Tujuan kita adalah menjadi satu dengan Allah. Hal ini dicapai melalui Kristus karena di dalam Kristus kita memperoleh akses kepada Bapa. Pengharapan kita adalah untuk mengambil bagian di dalam kemuliaan Allah. Pengharapan ini diberikan oleh iman kita akan Kristus yang membenarkan kita.
Pengharapan untuk mengambil bagian di dalam kemuliaan Allah di masa depan bukan didasarkan pada pemikiran yang sia-sia. Ia didasarkan pada kenyataan bahwa sekarang pun Allah telah memberikan kepada kita jaminan tentang apa yang akan kita alami lewat mencurahkan cinta-Nya ke dalam hati kita. “Dan pengharapan tidak mengecewakan, karena kasih Allah telah dicurahkan di dalam hati kita oleh Roh Kudus yang telah dikaruniakan kepada kita” (Rom 5:5).
Perlu diingat bahwa cinta Allah dicurahkan di dalam hati kita melalui Roh Kudus. Kehidupan Kristen, karena itu adalah, mustahil tanpa suatu relasi dengan Allah Bapa kita, Putra-Nya Yesus Kristus, Tuhan kita dan Roh-Nya yang Kudus. Inilah kenyataan yang secara mendasar membedakan antara Agama Kristen dengan Agama-Agama lain. Sebaliknya Agama-Agama lain menghadirkan keselamatan dan keilahian semata-mata sebagai urusan antara orang yang percaya dan Allah, Agama Kristen sambil menegaskan hal ini, menambahkan pula bahwa kita memiliki dua Penolong surgawi yang selalu menyertai kita. Pertama, kita memiliki Yesus Kristus yang menyelamatkan kita dan yang memperdamaikan kita dengan Bapa. Dan selanjutnya, kita juga memiliki Penolong yang lain – Roh Kudus yang melanjutkan karya pengudusan kita.

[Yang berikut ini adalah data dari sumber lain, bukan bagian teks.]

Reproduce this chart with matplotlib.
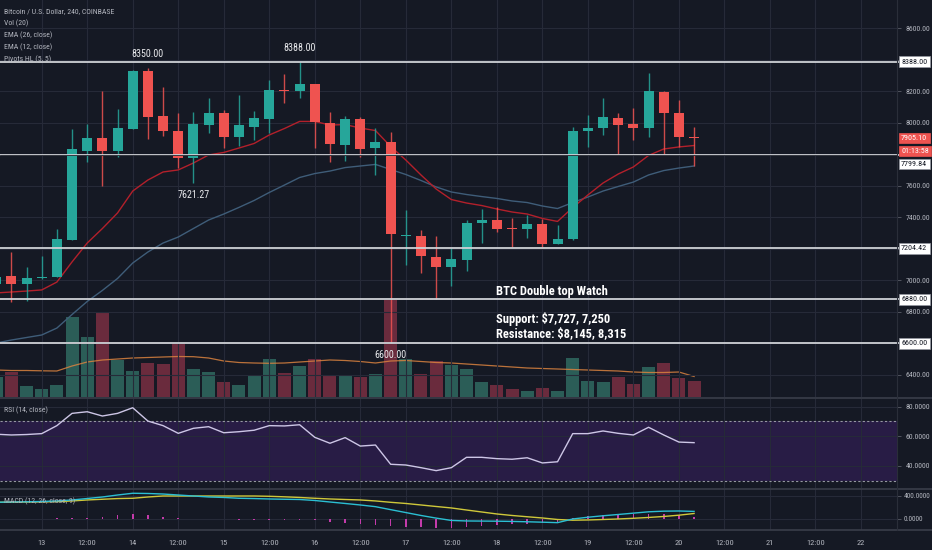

Karya keselamatan itu tidak berakhir pada saat kita percaya akan Kristus dan dibenarkan dihadapan Allah. Kenyataan urusan menjadi seorang Kristen yang benar justru baru dimulai. Sejak saat kita percaya hingga akhir kehidupan kita seharusnya diarahkan sepenuhnya kepada kekudusan, proses menjadi kudus sebagaimana Allah adalah kudus. Dalam hubungan ini, Roh Kudus, yang pesta-Nya kita rayakan pada hari Minggu yang lalu, menjadi pemimpin dan pendamping utama kehidupan kita. Melalui Roh Kudus, cinta Allah dicurahkan di dalam hati kita; melalui Roh Kudus, kita belajar untuk mencintai Allah dan sesama sebagaimana Yesus mengajarkan kepada kita. Sebagaimana kita kembali ke Masa Biasa dan kembali kepada tantangan-tantangan harian hidup sebagai orang-orang Kristen, hendaklah kita tetap mengingat bahwa kita bukanlah sendirian di dalam perjuangan itu. Allah, Bapa kita, menyertai kita, Yesus Kristus, Putra Allah dan Tuhan kita, selalu di samping kita; Roh Kudus, Kekuatan Allah Yang Maha Tinggi, juga selalu menemani kita. Ini adalah pengharapan itu – pengharapan yang tak akan pernah mengecewakan kita. Amin.